New Forbes Report: Personalization Leaders Prosper, Learners Suffer
Recent years have not been kind to retail, media, and many other sectors. But new survey results from Forbes and Treasure Data show that some businesses are aggressively fighting back. The report, “The Clear Path to Personalization,” reveals how businesses use AI-driven technology to personalize the customer experience, even at a scale of millions of individual customers. Those blazing a trail with this new strategy say they’re already reaping the rewards, while the fortunes of those who lag behind are declining, according to the survey of marketing executives from 200 global firms.
Why the Drive to Personalize?
The push to personalize is driven in part by the rise of digital technologies, which have changed the relationship between customers and businesses, says Ming Zeng, chief of staff and strategy advisor to Alibaba Group and author of Smart Business: What Alibaba’s Success Reveals About the Future of Strategy.
“The internet makes it possible to interact with massive groups of customers directly, in real time,” he says. This approach, which emphasizes hyper-personalization, is already practiced by the leading internet companies, which “are serving billions of customers daily,” Zeng adds. “These innovative practices are spreading throughout the whole economy.”
The Rise of Mass Hyper-Personalization
With so many high expectations riding on this one strategy, we wanted to uncover the truth about personalization. The Forbes survey looked at how enterprise businesses in retail, consumer packaged goods, consumer electronics, and media really prioritize, budget, implement and measure their personalization efforts. In this survey, personalization is defined as an “organization’s ability to make customer experiences as relevant to the individual as possible, regardless of channel.”
How to Develop Millions of Individual, Unique Customer Relationships—Profitably
Two in five executives, 40 percent, report their customer personalization efforts have directly impacted sales, basket size, and profits in direct-to-consumer channels such as e-commerce. For those Forbes identified as “leaders,” the returns are even more substantial. Fifty-four percent report they exceeded their revenue targets over the past year, compared to only 15 percent of “learners.” Leaders account for 21 percent of those surveyed. They consider their organizations to be competitive or highly successful in their personalization efforts and more than 10 percent of their total marketing budgets is committed to personalization. Learners are defined as the rest of the survey respondents who are not as actively committed to personalization.
Retail & Media Fight Back, Go High Tech
Tellingly, more than a third of leaders come from the retail industry, closely followed by those in media.
It’s probably no coincidence that these two sectors are more likely to have leaders at the helm who are willing to bank on new technology. Traditional brick-and-mortar retailers have long been on the receiving end of wildly successful e-retail personalization strategies. And media executives who perceive publishing and entertainment as threatened by tech issues such as free browsing and digital rights issues, are finally using personalization tech to take back some of the ground they’ve lost.

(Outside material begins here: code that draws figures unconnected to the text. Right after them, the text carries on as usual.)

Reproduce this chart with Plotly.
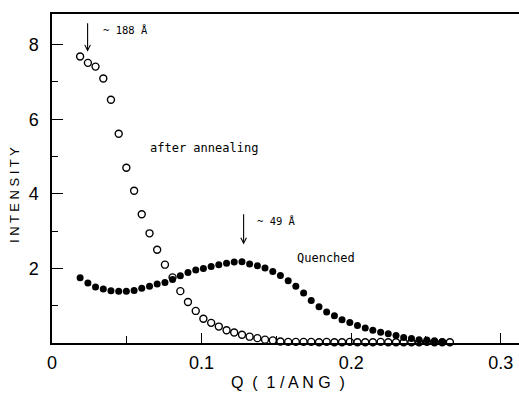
import plotly.graph_objects as go

# Q values (1/ANG)
q = [0.0188, 0.0240, 0.0291, 0.0343, 0.0394, 0.0446, 0.0497, 0.0549, 0.0600, 0.0652,
     0.0703, 0.0755, 0.0806, 0.0858, 0.0909, 0.0961, 0.1012, 0.1064, 0.1115, 0.1167,
     0.1218, 0.1270, 0.1321, 0.1373, 0.1424, 0.1476, 0.1527, 0.1579, 0.1630, 0.1682,
     0.1733, 0.1785, 0.1836, 0.1888, 0.1939, 0.1991, 0.2042, 0.2094, 0.2145, 0.2197,
     0.2248, 0.2300, 0.2351, 0.2403, 0.2454, 0.2506, 0.2557, 0.2609, 0.2660]

annealed = [7.68, 7.51, 7.41, 7.09, 6.52, 5.61, 4.70, 4.08, 3.45, 2.94,
            2.50, 2.10, 1.76, 1.39, 1.10, 0.86, 0.65, 0.54, 0.44, 0.34,
            0.28, 0.22, 0.17, 0.13, 0.09, 0.07, 0.04, 0.03, 0.03, 0.03,
            0.03, 0.02, 0.03, 0.02, 0.02, 0.03, 0.02, 0.02, 0.02, 0.03,
            0.02, 0.02, 0.02, 0.02, 0.02, 0.03, 0.02, 0.02, 0.02]

quenched = [1.75, 1.61, 1.50, 1.45, 1.40, 1.39, 1.39, 1.41, 1.47, 1.52,
            1.58, 1.62, 1.70, 1.80, 1.89, 1.96, 2.00, 2.05, 2.10, 2.14,
            2.17, 2.18, 2.12, 2.07, 2.01, 1.92, 1.81, 1.67, 1.52, 1.34,
            1.14, 0.97, 0.83, 0.73, 0.62, 0.55, 0.47, 0.40, 0.34, 0.29,
            0.25, 0.20, 0.15, 0.12, 0.09, 0.08, 0.06, 0.035]

x_ticks = [0, 0.1, 0.2, 0.3]
x_labels = ["0", "0.1", "0.2", "0.3"]
y_ticks = [2, 4, 6, 8]
y_labels = ["2", "4", "6", "8"]

fig = go.Figure()
fig.add_trace(go.Scatter(
    x=q[:len(annealed)], y=annealed, mode="markers", cliponaxis=False,
    marker=dict(symbol="circle-open", size=7, color="black", line=dict(width=1.4)),
    name="after annealing"))
fig.add_trace(go.Scatter(
    x=q[:len(quenched)], y=quenched, mode="markers", cliponaxis=False,
    marker=dict(symbol="circle", size=7, color="black"),
    name="Quenched"))

tick_font = dict(family="Liberation Sans", size=18, color="black")
lab_font = dict(family="DejaVu Sans Mono", size=12, color="black")
small_font = dict(family="DejaVu Sans Mono", size=10.5, color="black")

fig.update_layout(
    width=519, height=393,
    margin=dict(l=52, r=0, t=14, b=50),
    paper_bgcolor="white", plot_bgcolor="white",
    showlegend=False,
    xaxis=dict(range=[0, 0.3122], tickvals=x_ticks, ticktext=x_labels,
               ticks="inside", ticklen=10, tickwidth=1.3, tickcolor="black",
               minor=dict(tickvals=[0.05, 0.15, 0.25], ticks="inside", ticklen=7,
                          tickwidth=1.3, tickcolor="black"),
               showline=True, linecolor="black", linewidth=1.5, mirror=True,
               showgrid=False, zeroline=False, tickfont=tick_font,
               ticklabelstandoff=3),
    yaxis=dict(range=[0, 8.82], tickvals=y_ticks, ticktext=y_labels,
               ticks="inside", ticklen=11, tickwidth=1.3, tickcolor="black",
               minor=dict(tickvals=[1, 3, 5, 7], ticks="inside", ticklen=6,
                          tickwidth=1.3, tickcolor="black"),
               showline=True, linecolor="black", linewidth=1.5,
               showgrid=False, zeroline=False, tickfont=tick_font,
               ticklabelstandoff=8),
)

annotations = [
    dict(x=0.505, y=-0.12, xref="paper", yref="paper", text="Q  (  1 / A N G  )",
         showarrow=False, xanchor="center", yanchor="middle",
         font=dict(family="Liberation Sans", size=16, color="black")),
    dict(x=-0.079, y=0.45, xref="paper", yref="paper", text="I N T E N S I T Y",
         showarrow=False, textangle=-90, xanchor="center", yanchor="middle",
         font=dict(family="Liberation Sans", size=13, color="black")),
    dict(x=0.064, y=5.24, text="after annealing", showarrow=False,
         xanchor="left", yanchor="middle", font=lab_font),
    dict(x=0.1622, y=2.29, text="Quenched", showarrow=False,
         xanchor="left", yanchor="middle", font=lab_font),
    dict(x=0.0326, y=8.40, text="~ 188 Å", showarrow=False,
         xanchor="left", yanchor="middle", font=small_font),
    dict(x=0.136, y=3.27, text="~ 49 Å", showarrow=False,
         xanchor="left", yanchor="middle", font=small_font),
    dict(x=0.0238, y=7.81, ax=0.0238, ay=8.61, axref="x", ayref="y", text="",
         showarrow=True, arrowhead=5, arrowsize=1, arrowwidth=1.1,
         arrowcolor="black", standoff=0),
    dict(x=0.1281, y=2.64, ax=0.1281, ay=3.49, axref="x", ayref="y", text="",
         showarrow=True, arrowhead=5, arrowsize=1, arrowwidth=1.1,
         arrowcolor="black", standoff=0),
]
fig.update_layout(annotations=annotations)

fig.write_html("out.html")
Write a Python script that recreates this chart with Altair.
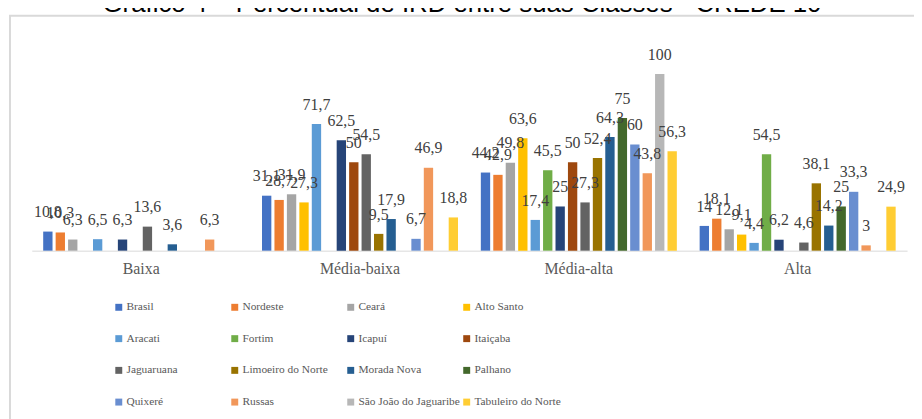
import altair as alt
import pandas as pd

title_text = "Gráfico 4 – Percentual de IRD entre suas Classes - CREDE 10"

categories = ["Baixa", "Média-baixa", "Média-alta", "Alta"]
series = ["Brasil", "Nordeste", "Ceará", "Alto Santo", "Aracati", "Fortim", "Icapuí",
          "Itaiçaba", "Jaguaruana", "Limoeiro do Norte", "Morada Nova", "Palhano",
          "Quixeré", "Russas", "São João do Jaguaribe", "Tabuleiro do Norte"]
colors = ["#4472C4", "#ED7D31", "#A5A5A5", "#FFC000", "#5B9BD5", "#70AD47", "#264478",
          "#9E480E", "#636363", "#997300", "#255E91", "#43682B", "#698ED0", "#F1975A",
          "#B7B7B7", "#FFCD33"]

# values per category: Baixa, Média-baixa, Média-alta, Alta (None = no bar)
brasil = [10.8, 31.1, 44.2, 14]
nordeste = [10.3, 28.7, 42.9, 18.1]
ceara = [6.3, 31.9, 49.8, 12.1]
alto_santo = [None, 27.3, 63.6, 9.1]
aracati = [6.5, 71.7, 17.4, 4.4]
fortim = [None, None, 45.5, 54.5]
icapui = [6.3, 62.5, 25, 6.2]
itaicaba = [None, 50, 50, None]
jaguaruana = [13.6, 54.5, 27.3, 4.6]
limoeiro = [None, 9.5, 52.4, 38.1]
morada_nova = [3.6, 17.9, 64.3, 14.2]
palhano = [None, None, 75, 25]
quixere = [None, 6.7, 60, 33.3]
russas = [6.3, 46.9, 43.8, 3]
sao_joao = [None, None, 100, None]
tabuleiro = [None, 18.8, 56.3, 24.9]

values = [brasil, nordeste, ceara, alto_santo, aracati, fortim, icapui, itaicaba,
          jaguaruana, limoeiro, morada_nova, palhano, quixere, russas, sao_joao, tabuleiro]

SERIF = "Liberation Serif"
SANS = "Liberation Sans"


def fmt(v):
    if float(v).is_integer():
        return str(int(v))
    return f"{v:.1f}".replace(".", ",")


rows = []
for s, vals in zip(series, values):
    for c, v in zip(categories, vals):
        if v is not None:
            rows.append({"Categoria": c, "Série": s, "Valor": v, "Rótulo": fmt(v)})
df = pd.DataFrame(rows)

x_enc = alt.X("Categoria:N", sort=categories,
              scale=alt.Scale(domain=categories, paddingInner=0.09, paddingOuter=0.045),
              axis=alt.Axis(title=None, labelAngle=0, ticks=False, domainColor="#d9d9d9",
                            domainWidth=1, labelFont=SERIF, labelFontSize=16,
                            labelColor="#595959", labelPadding=10))
xo_enc = alt.XOffset("Série:N", sort=series,
                     scale=alt.Scale(domain=series, paddingInner=0.25, paddingOuter=0.125))
y_enc = alt.Y("Valor:Q", scale=alt.Scale(domain=[0, 120]), axis=None)

bars = alt.Chart(df).mark_bar().encode(
    x=x_enc, xOffset=xo_enc, y=y_enc,
    color=alt.Color("Série:N", sort=series,
                    scale=alt.Scale(domain=series, range=colors),
                    legend=alt.Legend(title=None, orient="none", legendX=82, legendY=265,
                                      direction="horizontal", columns=4, gridAlign="all",
                                      columnPadding=0, rowPadding=19, symbolType="square",
                                      symbolSize=49, symbolStrokeWidth=0,
                                      labelFont=SERIF, labelFontSize=11.5,
                                      labelColor="#595959", labelOffset=2,
                                      labelLimit=300, padding=0))
)

labels = alt.Chart(df).mark_text(baseline="alphabetic", dy=-14.5, font=SERIF,
                                 fontSize=16, color="#404040").encode(
    x=x_enc, xOffset=xo_enc, y=y_enc, text="Rótulo:N"
)

title_df = pd.DataFrame({"t": [title_text]})
title = alt.Chart(title_df).mark_text(align="center", baseline="alphabetic",
                                      font=SANS, fontSize=26,
                                      color="#000000").encode(
    text="t:N", x=alt.value(434), y=alt.value(-26.5)
)

frame_left = alt.Chart(title_df).mark_rule(color="#d9d9d9", strokeWidth=2).encode(
    x=alt.value(-22), y=alt.value(-23), y2=alt.value(400)
)
frame_top = alt.Chart(title_df).mark_rule(color="#d9d9d9", strokeWidth=2).encode(
    x=alt.value(-23), x2=alt.value(900), y=alt.value(-23)
)

chart = alt.layer(frame_left, frame_top, title, bars, labels).properties(
    width=883, height=214,
    padding={"left": 24, "top": 29, "right": 7, "bottom": 168},
    autosize=alt.AutoSizeParams(type="none"),
).configure_view(stroke=None)

chart.save("out.html", embed_options={"renderer": "svg", "actions": False})
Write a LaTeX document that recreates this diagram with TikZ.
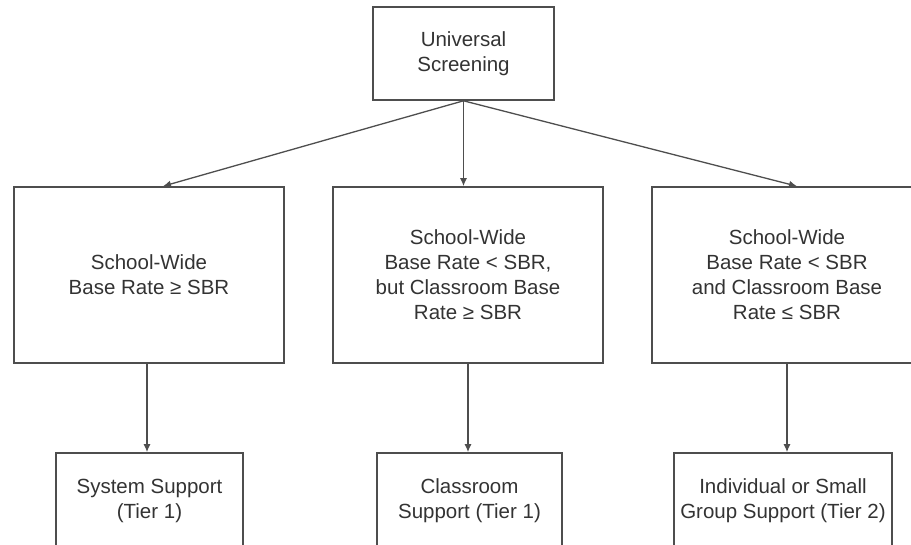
\documentclass[tikz,border=0pt]{standalone}
\usepackage{fontspec}
\setmainfont{Liberation Sans}
\usetikzlibrary{arrows.meta}
\definecolor{linec}{HTML}{4E4E4E}
\definecolor{textc}{HTML}{333333}
\begin{document}
\begin{tikzpicture}[x=1pt,y=-1pt,
  box/.style={draw=linec, line width=1.6pt, text=textc, align=center,
    font=\fontsize{20.5}{25}\selectfont, inner sep=0pt},
  arr/.style={draw=linec, line width=1.3pt, -{Latex[length=8pt,width=7pt]}}]
\useasboundingbox (0,0) rectangle (911,544);
\clip (0,0) rectangle (911,544);
\node[box, minimum width=181pt, minimum height=93pt] (top) at (463.5,53.5) {Universal\\Screening};
\node[box, minimum width=270pt, minimum height=176pt] (m1) at (149,275) {School-Wide\\Base Rate ≥ SBR};
\node[box, minimum width=270pt, minimum height=176pt] (m2) at (468,275) {School-Wide\\Base Rate < SBR,\\but Classroom Base\\Rate ≥ SBR};
\node[box, minimum width=270pt, minimum height=176pt] (m3) at (787,275) {School-Wide\\Base Rate < SBR\\and Classroom Base\\Rate ≤ SBR};
\node[box, minimum width=187pt, minimum height=96pt] (b1) at (149.5,501) {System Support\\(Tier 1)};
\node[box, minimum width=185pt, minimum height=96pt] (b2) at (469.5,501) {Classroom\\Support (Tier 1)};
\node[box, minimum width=218pt, minimum height=96pt] (b3) at (783,501) {Individual or Small\\Group Support (Tier 2)};
\draw[arr] (top.south) -- ([xshift=14pt]m1.north);
\draw[arr] (top.south) -- (top.south |- m2.north);
\draw[arr] (top.south) -- ([xshift=10pt]m3.north);
\draw[arr] ([xshift=-2pt]m1.south) -- ([xshift=-2pt]m1.south |- b1.north);
\draw[arr] (m2.south) -- (m2.south |- b2.north);
\draw[arr] (m3.south) -- (m3.south |- b3.north);
\end{tikzpicture}
\end{document}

Those in the consumer packaged goods and consumer electronics sectors lag behind. Why aren’t the learners keeping pace? Budget is one factor that impacts personalization adoption. A majority of respondents, 74 percent, told Forbes that less than 10 percent of their current marketing budgets go toward personalization efforts, while only 4 percent exceed 20 percent.
Successful Personalization Tech Ventures Spur More Investment?
Unsurprisingly, leaders want to devote far more investment to personalization. Most, 85%, say they want to commit at least 20 percent of their marketing budget to personalization, compared to just 4 percent of the learners who say the same.
Personalization as a Way to Disrupt the Disruptors
Many forms of marketing technology have long used simple forms of personalization, such as lightly tailored mass email software. So what’s driving investment and interest in personalization now?
What’s vastly different now is that advanced AI and machine learning personalization technology allows marketers to piece together data from diverse sources, such as social media, weather satellites, loyalty programs, in-store purchases, mobile app usage, and geolocation. Using these data streams, sophisticated algorithms, such as those used in Customer Data Platforms (CDPs), use all this information to build a unique profile for each person. This helps marketers deliver promotions and communications at the right time and with the right personalized message and offers, for a unique “customer journey.”
It’s an approach that is working for traditional retailers, big consumer brands, games makers, and online retailers. The 2019 Forbes survey, which confirms and advances many of the trends found in its previous “Data vs. Goliath” report, makes it clear that savvy marketers understand the promise of personalization: A chance to fight back against the mega players buffeting their businesses, and a path to the win. Clearly, many marketers are on this path, or hope to be sometime soon.